** start of DATA EXCERPT **

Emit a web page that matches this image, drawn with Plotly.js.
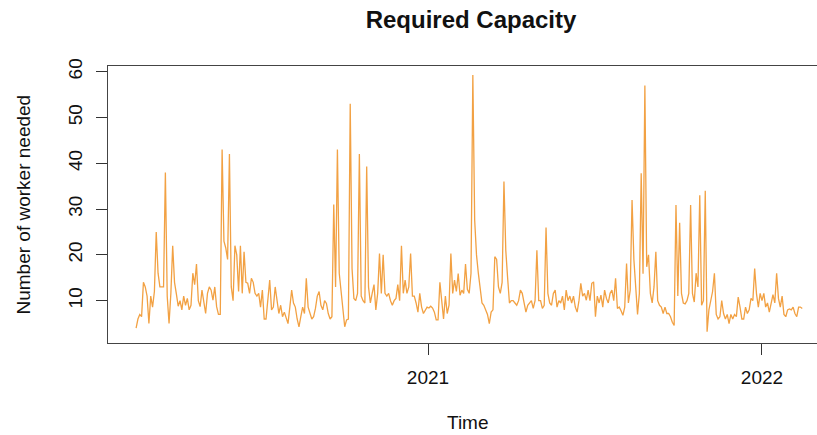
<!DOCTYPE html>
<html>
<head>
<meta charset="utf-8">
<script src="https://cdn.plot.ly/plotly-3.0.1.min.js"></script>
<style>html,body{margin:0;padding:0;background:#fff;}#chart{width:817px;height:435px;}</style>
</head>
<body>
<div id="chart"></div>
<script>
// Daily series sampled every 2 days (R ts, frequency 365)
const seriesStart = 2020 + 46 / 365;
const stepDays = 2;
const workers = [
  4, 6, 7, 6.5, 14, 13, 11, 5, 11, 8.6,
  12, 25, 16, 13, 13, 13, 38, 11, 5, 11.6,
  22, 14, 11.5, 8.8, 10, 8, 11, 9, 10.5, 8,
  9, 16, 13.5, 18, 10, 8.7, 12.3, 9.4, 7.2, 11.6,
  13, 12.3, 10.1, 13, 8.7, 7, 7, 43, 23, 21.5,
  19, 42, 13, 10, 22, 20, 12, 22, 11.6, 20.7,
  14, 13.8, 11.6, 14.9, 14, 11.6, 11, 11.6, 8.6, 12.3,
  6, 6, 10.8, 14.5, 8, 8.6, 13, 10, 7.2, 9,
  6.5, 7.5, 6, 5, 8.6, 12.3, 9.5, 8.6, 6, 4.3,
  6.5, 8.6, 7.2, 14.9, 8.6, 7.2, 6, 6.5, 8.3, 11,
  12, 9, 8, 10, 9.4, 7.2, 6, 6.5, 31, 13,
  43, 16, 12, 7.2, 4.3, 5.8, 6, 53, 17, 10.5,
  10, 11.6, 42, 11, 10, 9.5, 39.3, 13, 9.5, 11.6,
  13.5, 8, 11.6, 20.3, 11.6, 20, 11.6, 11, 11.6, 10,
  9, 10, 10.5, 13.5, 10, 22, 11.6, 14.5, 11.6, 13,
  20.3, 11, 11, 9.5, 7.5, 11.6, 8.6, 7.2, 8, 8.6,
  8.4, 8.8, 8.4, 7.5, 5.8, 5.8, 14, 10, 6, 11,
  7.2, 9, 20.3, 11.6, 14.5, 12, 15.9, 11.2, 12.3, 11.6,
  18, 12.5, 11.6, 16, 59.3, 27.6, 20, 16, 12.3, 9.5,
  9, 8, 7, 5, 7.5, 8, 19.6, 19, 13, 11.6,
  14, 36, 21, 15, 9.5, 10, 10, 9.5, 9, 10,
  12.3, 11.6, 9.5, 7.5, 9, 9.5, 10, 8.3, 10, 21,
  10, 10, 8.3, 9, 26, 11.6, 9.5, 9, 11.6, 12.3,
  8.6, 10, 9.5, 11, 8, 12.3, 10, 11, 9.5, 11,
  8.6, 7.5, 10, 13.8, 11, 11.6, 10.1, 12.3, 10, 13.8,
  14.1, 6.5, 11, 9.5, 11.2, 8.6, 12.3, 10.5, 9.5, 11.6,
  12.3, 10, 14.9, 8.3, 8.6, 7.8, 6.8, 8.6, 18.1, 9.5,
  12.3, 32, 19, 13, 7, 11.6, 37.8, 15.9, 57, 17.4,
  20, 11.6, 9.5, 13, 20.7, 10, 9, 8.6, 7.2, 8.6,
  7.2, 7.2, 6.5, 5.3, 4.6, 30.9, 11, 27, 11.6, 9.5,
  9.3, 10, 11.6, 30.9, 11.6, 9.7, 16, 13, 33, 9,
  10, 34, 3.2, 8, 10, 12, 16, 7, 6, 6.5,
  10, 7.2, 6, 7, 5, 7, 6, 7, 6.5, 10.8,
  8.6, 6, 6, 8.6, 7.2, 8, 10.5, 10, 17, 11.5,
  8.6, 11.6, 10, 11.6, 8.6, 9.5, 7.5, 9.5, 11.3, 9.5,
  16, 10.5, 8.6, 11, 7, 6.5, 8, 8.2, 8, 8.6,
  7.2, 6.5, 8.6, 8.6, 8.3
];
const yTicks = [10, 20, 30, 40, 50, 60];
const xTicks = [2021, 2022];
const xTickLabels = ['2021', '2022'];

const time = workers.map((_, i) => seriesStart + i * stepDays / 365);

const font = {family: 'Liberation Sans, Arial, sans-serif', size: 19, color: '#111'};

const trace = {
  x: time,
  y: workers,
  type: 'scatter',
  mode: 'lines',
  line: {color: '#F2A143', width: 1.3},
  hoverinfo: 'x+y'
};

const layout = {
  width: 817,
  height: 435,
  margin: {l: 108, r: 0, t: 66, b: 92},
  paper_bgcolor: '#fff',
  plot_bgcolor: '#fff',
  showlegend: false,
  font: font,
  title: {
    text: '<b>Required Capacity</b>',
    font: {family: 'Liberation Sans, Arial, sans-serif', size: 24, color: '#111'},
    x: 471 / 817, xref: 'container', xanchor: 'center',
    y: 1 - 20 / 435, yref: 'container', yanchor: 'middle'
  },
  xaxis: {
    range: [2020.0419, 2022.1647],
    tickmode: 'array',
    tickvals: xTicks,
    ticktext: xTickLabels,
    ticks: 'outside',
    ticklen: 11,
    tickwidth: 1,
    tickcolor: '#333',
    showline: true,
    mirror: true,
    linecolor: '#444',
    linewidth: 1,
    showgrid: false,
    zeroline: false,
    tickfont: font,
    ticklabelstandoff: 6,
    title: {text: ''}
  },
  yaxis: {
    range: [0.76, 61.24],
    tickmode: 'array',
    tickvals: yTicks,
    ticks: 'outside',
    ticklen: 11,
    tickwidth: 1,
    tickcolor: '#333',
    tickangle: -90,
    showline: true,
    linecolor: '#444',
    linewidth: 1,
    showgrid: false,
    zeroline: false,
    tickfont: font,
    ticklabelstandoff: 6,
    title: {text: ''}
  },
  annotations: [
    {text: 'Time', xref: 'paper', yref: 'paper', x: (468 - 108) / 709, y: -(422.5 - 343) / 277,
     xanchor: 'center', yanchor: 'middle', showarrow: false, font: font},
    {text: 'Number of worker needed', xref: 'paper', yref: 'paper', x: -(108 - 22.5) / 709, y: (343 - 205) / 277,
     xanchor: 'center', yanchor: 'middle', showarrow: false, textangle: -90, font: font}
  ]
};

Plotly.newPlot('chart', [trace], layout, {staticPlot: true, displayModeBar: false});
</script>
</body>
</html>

** end of DATA EXCERPT **

TASK OBJECTIVE → Repeat the lines above exactly, and keep every picture out.

THE SOLUTION →
Emit a web page that matches this image, drawn with Plotly.js.
<!DOCTYPE html>
<html>
<head>
<meta charset="utf-8">
<script src="https://cdn.plot.ly/plotly-3.0.1.min.js"></script>
<style>html,body{margin:0;padding:0;background:#fff;}#chart{width:817px;height:435px;}</style>
</head>
<body>
<div id="chart"></div>
<script>
// Daily series sampled every 2 days (R ts, frequency 365)
const seriesStart = 2020 + 46 / 365;
const stepDays = 2;
const workers = [
  4, 6, 7, 6.5, 14, 13, 11, 5, 11, 8.6,
  12, 25, 16, 13, 13, 13, 38, 11, 5, 11.6,
  22, 14, 11.5, 8.8, 10, 8, 11, 9, 10.5, 8,
  9, 16, 13.5, 18, 10, 8.7, 12.3, 9.4, 7.2, 11.6,
  13, 12.3, 10.1, 13, 8.7, 7, 7, 43, 23, 21.5,
  19, 42, 13, 10, 22, 20, 12, 22, 11.6, 20.7,
  14, 13.8, 11.6, 14.9, 14, 11.6, 11, 11.6, 8.6, 12.3,
  6, 6, 10.8, 14.5, 8, 8.6, 13, 10, 7.2, 9,
  6.5, 7.5, 6, 5, 8.6, 12.3, 9.5, 8.6, 6, 4.3,
  6.5, 8.6, 7.2, 14.9, 8.6, 7.2, 6, 6.5, 8.3, 11,
  12, 9, 8, 10, 9.4, 7.2, 6, 6.5, 31, 13,
  43, 16, 12, 7.2, 4.3, 5.8, 6, 53, 17, 10.5,
  10, 11.6, 42, 11, 10, 9.5, 39.3, 13, 9.5, 11.6,
  13.5, 8, 11.6, 20.3, 11.6, 20, 11.6, 11, 11.6, 10,
  9, 10, 10.5, 13.5, 10, 22, 11.6, 14.5, 11.6, 13,
  20.3, 11, 11, 9.5, 7.5, 11.6, 8.6, 7.2, 8, 8.6,
  8.4, 8.8, 8.4, 7.5, 5.8, 5.8, 14, 10, 6, 11,
  7.2, 9, 20.3, 11.6, 14.5, 12, 15.9, 11.2, 12.3, 11.6,
  18, 12.5, 11.6, 16, 59.3, 27.6, 20, 16, 12.3, 9.5,
  9, 8, 7, 5, 7.5, 8, 19.6, 19, 13, 11.6,
  14, 36, 21, 15, 9.5, 10, 10, 9.5, 9, 10,
  12.3, 11.6, 9.5, 7.5, 9, 9.5, 10, 8.3, 10, 21,
  10, 10, 8.3, 9, 26, 11.6, 9.5, 9, 11.6, 12.3,
  8.6, 10, 9.5, 11, 8, 12.3, 10, 11, 9.5, 11,
  8.6, 7.5, 10, 13.8, 11, 11.6, 10.1, 12.3, 10, 13.8,
  14.1, 6.5, 11, 9.5, 11.2, 8.6, 12.3, 10.5, 9.5, 11.6,
  12.3, 10, 14.9, 8.3, 8.6, 7.8, 6.8, 8.6, 18.1, 9.5,
  12.3, 32, 19, 13, 7, 11.6, 37.8, 15.9, 57, 17.4,
  20, 11.6, 9.5, 13, 20.7, 10, 9, 8.6, 7.2, 8.6,
  7.2, 7.2, 6.5, 5.3, 4.6, 30.9, 11, 27, 11.6, 9.5,
  9.3, 10, 11.6, 30.9, 11.6, 9.7, 16, 13, 33, 9,
  10, 34, 3.2, 8, 10, 12, 16, 7, 6, 6.5,
  10, 7.2, 6, 7, 5, 7, 6, 7, 6.5, 10.8,
  8.6, 6, 6, 8.6, 7.2, 8, 10.5, 10, 17, 11.5,
  8.6, 11.6, 10, 11.6, 8.6, 9.5, 7.5, 9.5, 11.3, 9.5,
  16, 10.5, 8.6, 11, 7, 6.5, 8, 8.2, 8, 8.6,
  7.2, 6.5, 8.6, 8.6, 8.3
];
const yTicks = [10, 20, 30, 40, 50, 60];
const xTicks = [2021, 2022];
const xTickLabels = ['2021', '2022'];

const time = workers.map((_, i) => seriesStart + i * stepDays / 365);

const font = {family: 'Liberation Sans, Arial, sans-serif', size: 19, color: '#111'};

const trace = {
  x: time,
  y: workers,
  type: 'scatter',
  mode: 'lines',
  line: {color: '#F2A143', width: 1.3},
  hoverinfo: 'x+y'
};

const layout = {
  width: 817,
  height: 435,
  margin: {l: 108, r: 0, t: 66, b: 92},
  paper_bgcolor: '#fff',
  plot_bgcolor: '#fff',
  showlegend: false,
  font: font,
  title: {
    text: '<b>Required Capacity</b>',
    font: {family: 'Liberation Sans, Arial, sans-serif', size: 24, color: '#111'},
    x: 471 / 817, xref: 'container', xanchor: 'center',
    y: 1 - 20 / 435, yref: 'container', yanchor: 'middle'
  },
  xaxis: {
    range: [2020.0419, 2022.1647],
    tickmode: 'array',
    tickvals: xTicks,
    ticktext: xTickLabels,
    ticks: 'outside',
    ticklen: 11,
    tickwidth: 1,
    tickcolor: '#333',
    showline: true,
    mirror: true,
    linecolor: '#444',
    linewidth: 1,
    showgrid: false,
    zeroline: false,
    tickfont: font,
    ticklabelstandoff: 6,
    title: {text: ''}
  },
  yaxis: {
    range: [0.76, 61.24],
    tickmode: 'array',
    tickvals: yTicks,
    ticks: 'outside',
    ticklen: 11,
    tickwidth: 1,
    tickcolor: '#333',
    tickangle: -90,
    showline: true,
    linecolor: '#444',
    linewidth: 1,
    showgrid: false,
    zeroline: false,
    tickfont: font,
    ticklabelstandoff: 6,
    title: {text: ''}
  },
  annotations: [
    {text: 'Time', xref: 'paper', yref: 'paper', x: (468 - 108) / 709, y: -(422.5 - 343) / 277,
     xanchor: 'center', yanchor: 'middle', showarrow: false, font: font},
    {text: 'Number of worker needed', xref: 'paper', yref: 'paper', x: -(108 - 22.5) / 709, y: (343 - 205) / 277,
     xanchor: 'center', yanchor: 'middle', showarrow: false, textangle: -90, font: font}
  ]
};

Plotly.newPlot('chart', [trace], layout, {staticPlot: true, displayModeBar: false});
</script>
</body>
</html>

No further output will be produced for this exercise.